Early Innovators Are We

The Nation, America’s oldest weekly magazine and most widely read journal of opinion reported recently on the “new tools and new talent” that is infusing the Democratic Party and buttressing the progressive left.

It is fitting that when the article describes early instances of the online infrastructure progressives built and the flaws of the older generation technology we inherited, the article quotes Adam Mordecai who described Howard Dean’s the innovative websystem the nascent Advomatic built for Iowa.

Adam Mordecai, a Dean staffer who helped run the Perfect Storm, described the problem as follows: “The one major issue that really foiled the perfect storm…was the completely dysfunctional voter-file system. The company we contracted the voter file to was way out of their league. Their system would crash perpetually, field organizers would be lucky if they could ever access the system to download lists and said lists were usually way out-of-date or incorrect because no one could get access to the system to update them. Iowans would get repeated calls from different volunteers within the same hour. It was a disaster.
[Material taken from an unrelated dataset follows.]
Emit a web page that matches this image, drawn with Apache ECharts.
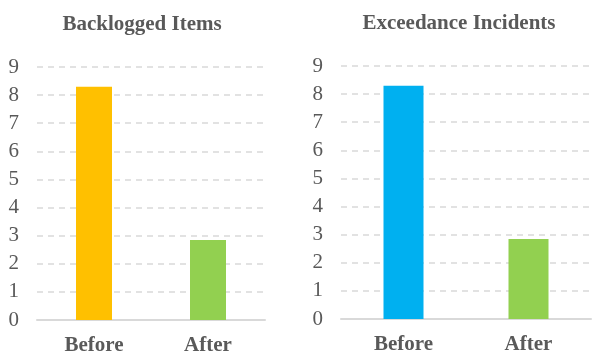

It alienated a lot of Iowans who were simply tired of hearing from Deaniacs over and over again.”

The custom volunteer interface website we built worked great, however the legacy database system which our site needed to synch with was broken.

Such are the flaws of a pre-semantic web universe. Reading about Dean’s online fatal flaw, namely how some of his properties were cutting edge and others so inadequate that they negated our goodness, it makes me proud of our successful database integration sites like TheMiddleClass.org.

Mother Jones Magazine reported on all of the companies that rose from the ashes of Dean’s internet magic including us at Advomatic.

Not to be lost in the conversation about early innovators online is the fact that more innovation is possible. Though not as much innovation has happened this cycle as 2004, more is possible. We at Advomatic will continue to push for broader integration of our creations.